Here we look at the seven most common pricing models used by creative agencies:

1. Time & Expenses

One of the oldest and most commonly used models, this sees clients charged for the hours it takes the creative agency to deliver a project. Any external costs are either passed on to the client or marked up to create additional margin.

2. Opaque Pricing

This model provides little or no clarity to the client on how the price is calculated. As today’s clients demand greater transparency from their suppliers, this pricing model is less widely used than in the past.

3. Monthly retainer

This is a familiar model to many advertising and PR agencies, whereby the client pays an agreed fee each month. The agency then takes care of allocating all the resources required to deliver any services up to the value of that retainer. However, as a result of the recent recession, clients are under pressure to achieve more from their marketing budgets and they prefer to know exactly how these are being used.

4.Project Fees

Working to an agreed scope of work, creative agencies use this pricing model to provide clients with a quotation for the resources required to deliver a project. Resources are allocated, based on an estimation of the number of hours or days it will take to complete the work.

5. Fixed Fees

When agencies apply a fixed fee option, they typically agree to a single price for the completion of a project. It can be an attractive model to clients, and agencies often use it to win business. However, the agency carries a risk to their profitability during the project lifecycle.
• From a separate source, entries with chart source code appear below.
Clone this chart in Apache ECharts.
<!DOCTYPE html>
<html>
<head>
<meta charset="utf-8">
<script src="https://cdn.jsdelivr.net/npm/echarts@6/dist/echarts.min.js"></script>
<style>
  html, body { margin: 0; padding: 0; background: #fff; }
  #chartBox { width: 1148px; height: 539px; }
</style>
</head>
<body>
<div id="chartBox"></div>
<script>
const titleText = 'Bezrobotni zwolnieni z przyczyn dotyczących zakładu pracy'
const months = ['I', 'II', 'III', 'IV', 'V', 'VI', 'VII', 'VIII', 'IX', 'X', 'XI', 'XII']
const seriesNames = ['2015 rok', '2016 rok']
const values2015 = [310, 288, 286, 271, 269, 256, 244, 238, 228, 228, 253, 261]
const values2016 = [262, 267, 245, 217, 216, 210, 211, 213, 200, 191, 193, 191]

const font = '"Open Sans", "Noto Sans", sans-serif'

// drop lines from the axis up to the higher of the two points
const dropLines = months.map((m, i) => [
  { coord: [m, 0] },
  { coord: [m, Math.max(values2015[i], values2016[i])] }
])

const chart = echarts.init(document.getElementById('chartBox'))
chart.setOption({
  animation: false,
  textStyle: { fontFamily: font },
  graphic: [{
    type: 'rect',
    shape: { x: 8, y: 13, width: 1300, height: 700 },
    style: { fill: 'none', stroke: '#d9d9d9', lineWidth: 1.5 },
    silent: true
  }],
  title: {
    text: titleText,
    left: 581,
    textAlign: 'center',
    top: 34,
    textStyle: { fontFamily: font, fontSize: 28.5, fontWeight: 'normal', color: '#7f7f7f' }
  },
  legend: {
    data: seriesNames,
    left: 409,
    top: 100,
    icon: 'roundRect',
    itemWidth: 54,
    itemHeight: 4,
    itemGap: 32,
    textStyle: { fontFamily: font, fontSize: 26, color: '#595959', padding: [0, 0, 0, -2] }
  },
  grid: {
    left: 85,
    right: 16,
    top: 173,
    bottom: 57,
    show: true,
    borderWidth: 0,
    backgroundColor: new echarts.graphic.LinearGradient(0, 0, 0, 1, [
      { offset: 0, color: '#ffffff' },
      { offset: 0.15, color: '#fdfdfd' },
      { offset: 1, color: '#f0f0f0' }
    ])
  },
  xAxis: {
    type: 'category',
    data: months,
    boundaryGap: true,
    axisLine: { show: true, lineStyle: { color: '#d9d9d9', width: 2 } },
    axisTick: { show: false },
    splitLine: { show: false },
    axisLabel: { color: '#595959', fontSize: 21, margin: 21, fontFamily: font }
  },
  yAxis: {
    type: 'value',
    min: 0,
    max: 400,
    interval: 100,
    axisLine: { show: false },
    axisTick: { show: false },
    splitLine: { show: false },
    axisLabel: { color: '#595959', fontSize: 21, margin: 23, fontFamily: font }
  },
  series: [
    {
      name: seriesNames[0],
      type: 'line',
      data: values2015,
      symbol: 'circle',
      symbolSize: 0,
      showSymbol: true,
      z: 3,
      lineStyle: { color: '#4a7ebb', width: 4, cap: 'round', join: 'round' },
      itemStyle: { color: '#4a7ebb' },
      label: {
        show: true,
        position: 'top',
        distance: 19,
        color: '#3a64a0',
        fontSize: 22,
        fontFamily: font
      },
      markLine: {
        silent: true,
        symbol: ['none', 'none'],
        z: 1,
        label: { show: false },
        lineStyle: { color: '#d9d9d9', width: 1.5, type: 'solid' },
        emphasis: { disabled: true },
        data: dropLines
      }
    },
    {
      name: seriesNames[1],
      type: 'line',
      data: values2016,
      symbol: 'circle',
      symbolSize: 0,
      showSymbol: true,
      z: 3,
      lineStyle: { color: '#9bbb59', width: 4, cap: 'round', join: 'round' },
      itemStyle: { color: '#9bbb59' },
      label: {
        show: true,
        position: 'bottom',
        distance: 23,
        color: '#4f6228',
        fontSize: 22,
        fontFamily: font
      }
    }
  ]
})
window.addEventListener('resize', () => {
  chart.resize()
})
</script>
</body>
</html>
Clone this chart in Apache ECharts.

6. Performance Based Pricing

A growing number of agencies are choosing to take on projects and be paid, based on a combination of fixed costs and bonuses. These bonuses can be based on achieving agreed service levels, marketing or brand results, or reaching financial targets. However, performance-based remuneration (PBR) sees agencies risk some of their profit for the opportunity to earn even greater margins.

7. Value Based Pricing

As a way of building long-term and mutually beneficial relationships with new and existing clients, a growing number of agencies are choosing to adopt a value-based remuneration (VBR) model. This sees agencies paid according to the value of the work they undertake, based on its contribution to the client’s business performance. This value can be measured against any number of KPIs such as volumes of new business leads or sales revenues.
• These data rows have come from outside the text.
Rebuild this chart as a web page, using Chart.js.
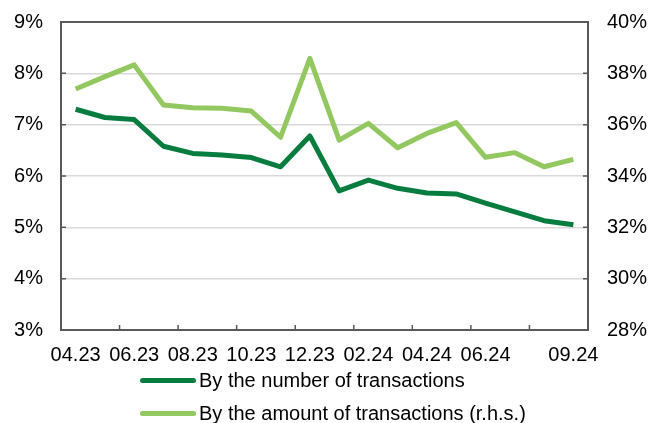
<!DOCTYPE html>
<html>
<head>
<meta charset="utf-8">
<script src="https://cdn.jsdelivr.net/npm/chart.js@4"></script>
<style>
  body { margin: 0; background: #fff; }
  #wrap { position: relative; width: 649px; height: 423px; }
  #legend { position: absolute; left: 140px; top: 364px; font: 20px "Liberation Sans", Arial, sans-serif; color: #000; }
  .item { display: flex; align-items: center; height: 33px; }
  .swatch { width: 56px; height: 5px; border-radius: 3px; margin-right: 3px; }
</style>
</head>
<body>
<div id="wrap">
  <canvas id="chart" width="649" height="423"></canvas>
  <div id="legend"></div>
</div>
<script>
// months on the x axis
const months = ["04.23", "05.23", "06.23", "07.23", "08.23", "09.23", "10.23", "11.23", "12.23",
  "01.24", "02.24", "03.24", "04.24", "05.24", "06.24", "07.24", "08.24", "09.24"];
// only these are printed under the axis
const tickLabels = ["04.23", "06.23", "08.23", "10.23", "12.23", "02.24", "04.24", "06.24", "09.24"];

// % , left axis
const byNumber = [7.30, 7.14, 7.10, 6.58, 6.44, 6.41, 6.36, 6.18, 6.78,
  5.71, 5.92, 5.76, 5.67, 5.65, 5.47, 5.30, 5.13, 5.05];
// % , right axis
const byAmount = [37.39, 37.87, 38.33, 36.77, 36.66, 36.64, 36.53, 35.51, 38.58,
  35.40, 36.05, 35.10, 35.66, 36.08, 34.73, 34.91, 34.36, 34.65];

const frameColor = "#595959";
const font = { family: "'Liberation Sans', Arial, sans-serif", size: 20 };

// top border + short inward tick marks
const framePlugin = {
  id: "frame",
  afterDraw(chart) {
    const { ctx, chartArea: a, scales } = chart;
    ctx.save();
    ctx.strokeStyle = frameColor;
    ctx.lineWidth = 2;
    ctx.beginPath();
    ctx.moveTo(a.left, a.top);
    ctx.lineTo(a.right, a.top);
    ctx.stroke();

    ctx.lineWidth = 1.5;
    ctx.beginPath();
    scales.y.ticks.forEach((t) => {
      const y = scales.y.getPixelForValue(t.value);
      ctx.moveTo(a.left, y);
      ctx.lineTo(a.left + 5, y);
    });
    scales.y1.ticks.forEach((t) => {
      const y = scales.y1.getPixelForValue(t.value);
      ctx.moveTo(a.right, y);
      ctx.lineTo(a.right - 5, y);
    });
    for (let i = 2; i < months.length; i += 2) {
      const x = (scales.x.getPixelForValue(i - 1) + scales.x.getPixelForValue(i)) / 2;
      ctx.moveTo(x, a.bottom);
      ctx.lineTo(x, a.bottom - 5);
    }
    ctx.stroke();
    ctx.restore();
  },
};

// fixed axis sizes so the plot box lands where the reference has it
const fixY = (s) => {
  s.width = 61;
  s.paddingTop = 0;
  s.paddingBottom = 0;
};

const chart = new Chart(document.getElementById("chart"), {
  type: "line",
  data: {
    labels: months,
    datasets: [
      {
        label: "By the number of transactions",
        data: byNumber,
        borderColor: "#077c3f",
        borderWidth: 5,
        pointRadius: 0,
        yAxisID: "y",
      },
      {
        label: "By the amount of transactions (r.h.s.)",
        data: byAmount,
        borderColor: "#92c85f",
        borderWidth: 5,
        pointRadius: 0,
        yAxisID: "y1",
      },
    ],
  },
  options: {
    responsive: false,
    animation: false,
    layout: { padding: { top: 22, left: 0, right: 0, bottom: 0 } },
    elements: { line: { tension: 0, borderJoinStyle: "round" } },
    plugins: { legend: { display: false }, tooltip: { enabled: false } },
    scales: {
      x: {
        offset: true,
        grid: { display: false, drawTicks: false },
        border: { color: frameColor, width: 2 },
        ticks: {
          color: "#000",
          font: font,
          padding: 13,
          autoSkip: false,
          maxRotation: 0,
          callback: (v, i) => (tickLabels.includes(months[i]) ? months[i] : ""),
        },
        afterFit: (s) => {
          s.height = 93;
          s.paddingLeft = 0;
          s.paddingRight = 0;
        },
      },
      y: {
        position: "left",
        min: 3,
        max: 9,
        grid: { color: "#d9d9d9", lineWidth: 1.5, drawTicks: false },
        border: { color: frameColor, width: 2 },
        ticks: { stepSize: 1, color: "#000", font: font, padding: 18, callback: (v) => v + "%" },
        afterFit: fixY,
      },
      y1: {
        position: "right",
        min: 28,
        max: 40,
        grid: { display: false, drawTicks: false },
        border: { color: frameColor, width: 2 },
        ticks: { stepSize: 2, color: "#000", font: font, padding: 19, callback: (v) => v + "%" },
        afterFit: fixY,
      },
    },
  },
  plugins: [framePlugin],
});

// legend below the plot, one entry per row
const legend = document.getElementById("legend");
chart.data.datasets.forEach((ds) => {
  const row = document.createElement("div");
  row.className = "item";
  const sw = document.createElement("span");
  sw.className = "swatch";
  sw.style.background = ds.borderColor;
  row.appendChild(sw);
  row.appendChild(document.createTextNode(ds.label));
  legend.appendChild(row);
});
</script>
</body>
</html>
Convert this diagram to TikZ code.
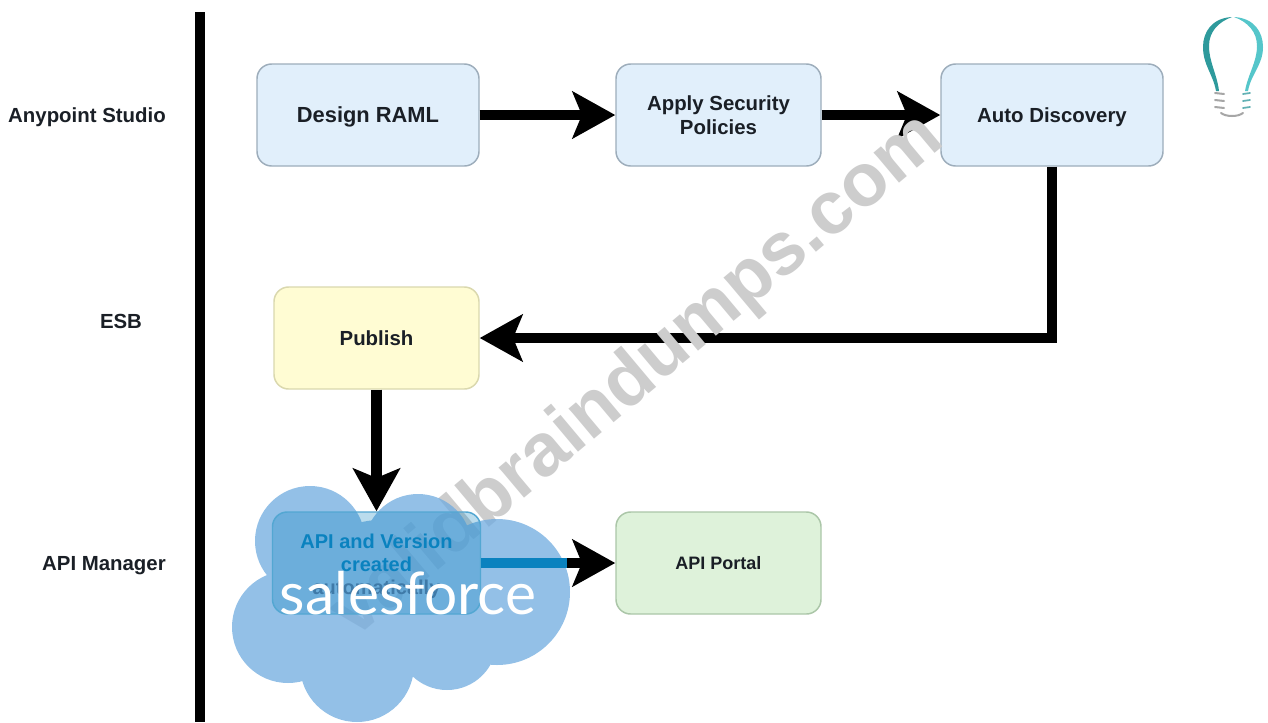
\documentclass[tikz,border=0pt]{standalone}
\usepackage{fontspec}
\setmainfont{Liberation Sans}
\newfontfamily\logofont{Lato}
\usetikzlibrary{arrows.meta}
\definecolor{inkc}{HTML}{1A1F26}
\definecolor{bluefill}{HTML}{E1EFFB}
\definecolor{blueline}{HTML}{9DADBB}
\definecolor{yellowfill}{HTML}{FFFCD3}
\definecolor{yellowline}{HTML}{DAD8AE}
\definecolor{greenfill}{HTML}{DEF2DA}
\definecolor{greenline}{HTML}{ABC6A8}
\definecolor{cloudc}{RGB}{111,171,224}
\definecolor{overblue}{HTML}{0A82BF}
\definecolor{hiddenink}{HTML}{3F7AA8}
\definecolor{markc}{HTML}{CDCDCD}
\definecolor{tealA}{HTML}{2E9A9C}
\definecolor{tealB}{HTML}{55C6CA}
\tikzset{
  x=0.75pt,y=-0.75pt,
  flowbox/.style={draw,line width=1.1pt,rounded corners=11pt,minimum height=76.5pt,inner sep=0pt,align=center,text=inkc,
    font=\fontsize{15.3}{18}\selectfont\bfseries},
  lanelabel/.style={anchor=east,inner sep=0pt,text=inkc,text depth=0pt,font=\fontsize{15.3}{18}\selectfont\bfseries},
  flowarrow/.style={line width=8pt,draw=black,-{Stealth[length=32pt,width=35pt,inset=7pt]}},
}
\begin{document}
\begin{tikzpicture}
\useasboundingbox (0,0) rectangle (1268,722);
\fill[white] (0,0) rectangle (1268,722);
% lane rule
\coordinate (ruletop) at (200,12);
\coordinate (rulebot) at (200,722);
\draw[line width=7.5pt,black] (ruletop) -- (rulebot);
% lane labels
\node[lanelabel] (lanea) at (166,115) {Anypoint Studio};
\node[lanelabel,anchor=center] (laneb) at (121,321) {ESB};
\node[lanelabel] (lanec) at (166,563) {API Manager};
% boxes
\node[flowbox,fill=bluefill,draw=blueline,minimum width=166.5pt,text depth=0pt,font=\fontsize{16.4}{18}\selectfont\bfseries] (design) at (368,115) {Design RAML};
\node[flowbox,fill=bluefill,draw=blueline,minimum width=153.75pt] (apply) at (718.5,115) {Apply Security\\Policies};
\node[flowbox,fill=bluefill,draw=blueline,minimum width=166.5pt,text depth=0pt] (auto) at (1052,115) {Auto Discovery};
\node[flowbox,fill=yellowfill,draw=yellowline,minimum width=153.75pt] (publish) at (376.5,338) {Publish};
\node[flowbox,fill=greenfill,draw=greenline,minimum width=153.75pt,font=\fontsize{13.5}{18}\selectfont\bfseries] (portal) at (718.5,563) {API Portal};
% connectors below the watermark
\draw[flowarrow] (design) -- (apply);
\draw[flowarrow] (apply) -- (auto);
\draw[flowarrow] (auto.south) |- (publish.east);
% watermark
\node[rotate=40,text=markc,inner sep=0pt,font=\fontsize{56}{60}\selectfont\bfseries] (mark) at (638,377) {validbraindumps.com};
% cloud
\fill[cloudc,opacity=0.75]
  (310,541) circle[radius=41.25pt]
  (418,548) circle[radius=40.5pt]
  (497,592) circle[radius=54.75pt]
  (288,627) circle[radius=42pt]
  (357,665) circle[radius=42.75pt]
  (447,640) circle[radius=37.5pt]
  (380,600) circle[radius=60pt];
% box seen through the cloud
\node[flowbox,draw=overblue!70,fill=overblue,fill opacity=0.28,text opacity=1,text=overblue,minimum width=156pt,font=\fontsize{15}{17.3}\selectfont\bfseries] (apibox) at (376.5,563) {\rule{0pt}{15.5pt}API and Version\\created\\\textcolor{hiddenink}{automatically}};
% connectors over the cloud
\coordinate (bluend) at (567,563);
\draw[flowarrow] (apibox.east) -- (portal.west);
\draw[line width=8pt,overblue] (apibox.east) -- (bluend);
\draw[flowarrow] (publish.south) -- (apibox.north);
% logo word
\node[text=white,inner sep=0pt,font=\logofont\fontsize{44}{46}\selectfont] (logo) at (408,593) {salesforce};
% bulb
\fill[tealA] (1232,17) .. controls (1212,18) and (1203,32) .. (1203,47) .. controls (1203,65) and (1213,74) .. (1216,91)
  -- (1219,91) .. controls (1217,74) and (1209,62) .. (1209,46) .. controls (1209,32) and (1218,22) .. (1232,17) -- cycle;
\fill[tealB] (1234,17) .. controls (1254,18) and (1263,32) .. (1263,47) .. controls (1263,65) and (1251,74) .. (1248,91)
  -- (1245,91) .. controls (1248,74) and (1257,62) .. (1257,46) .. controls (1257,32) and (1248,22) .. (1234,17) -- cycle;
\foreach \yy in {93,100,107}{
  \draw[gray!70,line width=1.5pt,line cap=round] (1215,\yy) -- (1224,\yy+1);
  \draw[tealB!70!gray,line width=1.3pt,line cap=round] (1243,\yy+1) -- (1250,\yy);
}
\draw[gray!70,line width=1.5pt,line cap=round] (1221,113) .. controls (1226,117) and (1238,117) .. (1243,113);
\end{tikzpicture}
\end{document}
The Right Balance Of Risk And Reward

A growing number of agencies are using performance and value-based pricing models as a differentiator. Working more closely as collaborators with clients and sharing risk and reward with them helps to establish a peer-level relationship. These present an element of risk and reward, (for both the agency and the client), but in an age when entrepreneurism is celebrated, these are becoming more commonplace.

Interest in VBR has been driven by 3 factors; tighter budgets that require more for less, the maturity of (and the range of services provided by) the agency concerned, and relationships.
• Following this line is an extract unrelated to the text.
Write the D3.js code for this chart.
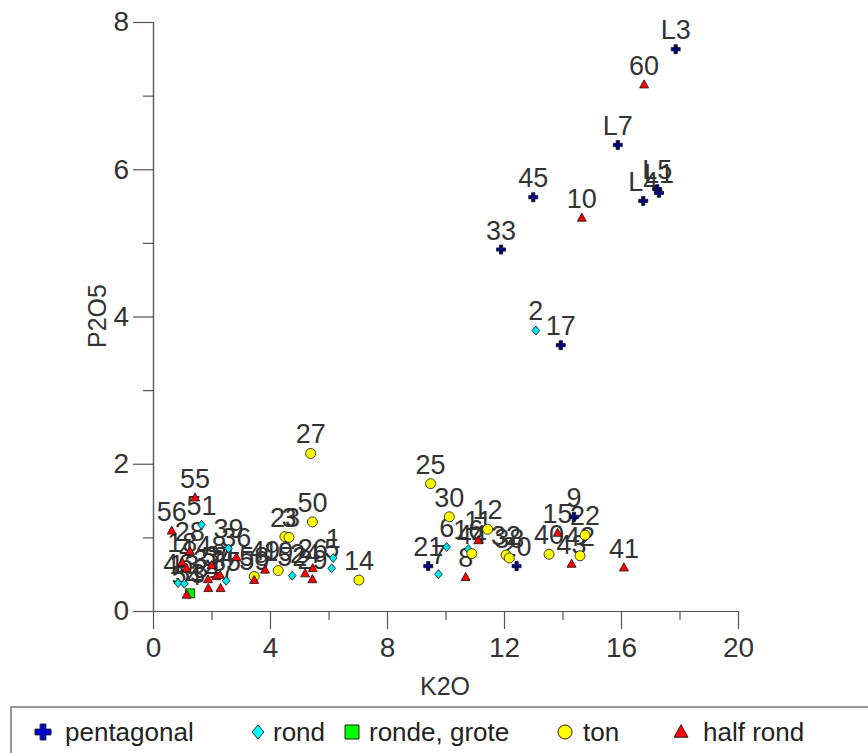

Both agencies and their clients see value in long-term commitments and implementing new marketing models. These models allow agencies to know they’ll see greater return when delivering great ideas, campaigns and strategies. However, these co-risk based projects also mean that agencies need to accurately assess project costs, resources and financial performance to manage how they invest in them.

When should you use PBR?

Performance based remuneration (PBR) is best used as part of a long-term client/agency relationship. Typically, the client will identify specific aspects of an agency’s performance that will be critical to their success. They then create measurable criteria against which bonus payments are made, ensuring the agency’s objectives are achievable. Performance over time can be measured in many ways, for example:

  • Delivering efficient processes
  • Completing tasks and projects on time and to budget
  • Minimising administration overhead and costs

How do you implement PBR?

The steps to implementing PBR are quite straightforward. Firstly, the client will identify the specific attribute of the agency’s performance they wish to incentivize and reward. Both parties then negotiate performance targets, metrics and rewards, and agree the level of normal remuneration the agency is prepared to risk.

Bonus payments are typically paid quarterly or half-yearly with targets normally reviewed and adjusted annually.

When should you use VBR?

Value based remuneration (VBR) can be used as a way to establish new client/agency relationships or maintain existing ones. It’s normally used when creative agencies are providing specific tasks or deliverables which clients can put a value to. These can be full campaigns, one-off projects or even contributions towards a long-term corporate strategy. If a pre-agreed level of value is created and can be directly attributed to the agency’s work, bonuses become applicable. Value creation can be measured in many ways, for example:

  • Direct responses to advertising or marketing campaigns
  • Increases in sales revenues or market share
  • Savings in administration and operating costs

How do you implement VBR?

To implement VBR agencies must choose whether to apply a value pricing or value creation model. Value pricing requires agencies to determine how much the typical client values their output as well as the particular attributes they value most. Value creation requires both parties to identify areas where the agency will significantly contribute to the client’s overall profitability.

Historical data will show an agency the cost of each element to be delivered, making it easier to replicate the level of remuneration, based on either current or desired results.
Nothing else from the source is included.